You must design your circuit so it can't happen. In an electric car, there are complex battery controllers that will apply the conventional brakes if the batteries can't absorb any more of the car's kinetic energy. You can also switch on a power resistor across the supply rails, or design your motor controller to back off on the braking if it gets to be too much.
related questions
mind blowing related rhetorical question
What happens if we have a motor with no winding resistance, and we have a way to drive it without adding any additional resistance (ideal transistors and wires)? It's more efficient, obviously. But how does the speed of the motor vary with applied voltage and mechanical load? Hint: if you try to change the speed of the motor by increasing or decreasing the mechanical load, what does the back-emf do to the current?
Best Answer
Putting a DC voltage on a brush motor with polarity opposite what the motor would generate itself is called "plugging". It will cause the motor to consume current in excess of its stall current (up to 2x), but it will stop the motor faster than would dynamic braking. Indeed, the torque trying to stop the motor may be twice the motor's starting torque. All of the electricity fed into a motor under such circumstances will be turned into heat (which could cause overheating if one isn't careful); further, the extreme torque may damage whatever the motor is connected to. Nonetheless, if one really needs to stop a system instantly, plugging is a way to do it.
Things are a bit different with AC, however. If one drives a motor with an AC signal which is connected to a battery in "forward" polarity some fraction of the time and in "reverse" polarity the remainder of the time, and if the frequency is high enough the motor current doesn't have time to change much during each cycle (due to the motor's inductance), one may by varying the "forward" duty cycle control the motor speed to be anywhere from forward full to reverse full. Three really nice things about this control approach:
-1- Its behavior is relatively linear; for example, driving the motor 75% forward 25% reverse will make its no-load speed be about 50% of its forward no-load speed.

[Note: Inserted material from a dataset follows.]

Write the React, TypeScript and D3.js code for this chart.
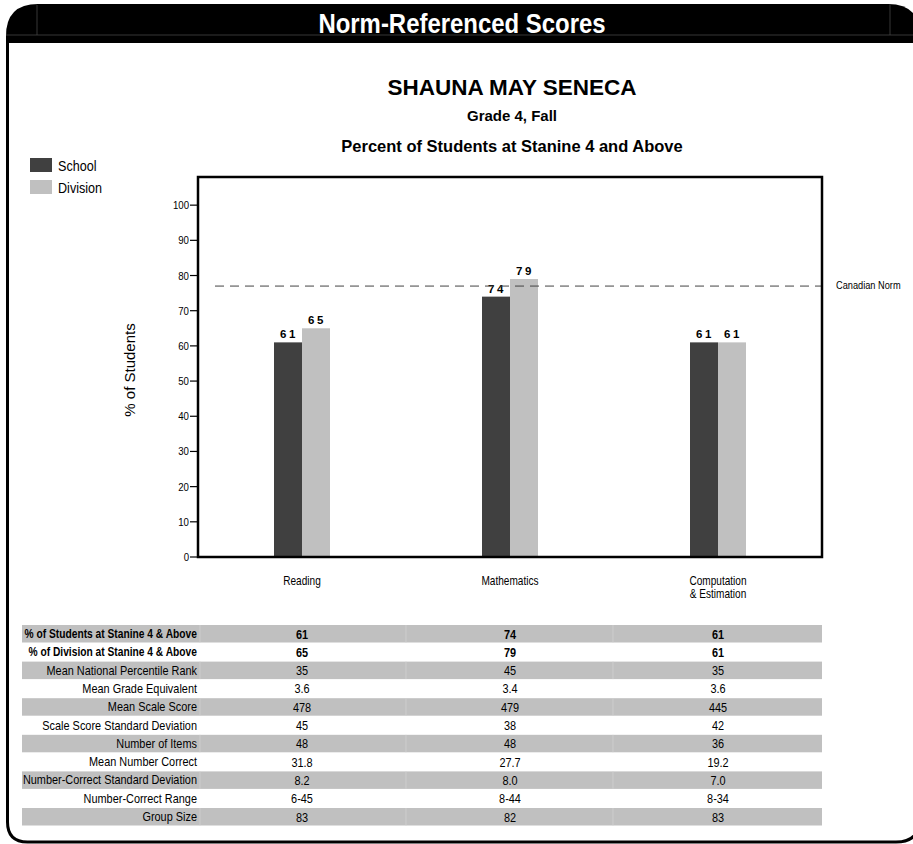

-2- If one is willing to drive the motor with less than its maximum stall current for a given supply voltage, the supply current will be reduced proportional to the square of the current one does use. For example, if one is willing to settle for half the stall current, supply current while starting will be reduced by 75%. If one only needs a third of maximum stall current, supply current can be reduced by almost 90%.
-3- Provided that one tries to drive the motor at some speed in its direction of motion, it will automatically perform regenerative braking (maximum regeneration power can be achieved by driving the motor at a speed half its current speed; maximum efficiency can be achieved by slowing down the motor as gradually as is tolerable).
The amount of power a motor will waste as resistive heat is proportional to the square of the torque it's generating, which is in turn proportional to the difference between the motor's present speed and its "requested" speed. Although trying to switch motor polarity many thousands of times per second may incur some switching losses, trying to keep the requested speed close to the actual speed can help achieve some very good efficiency.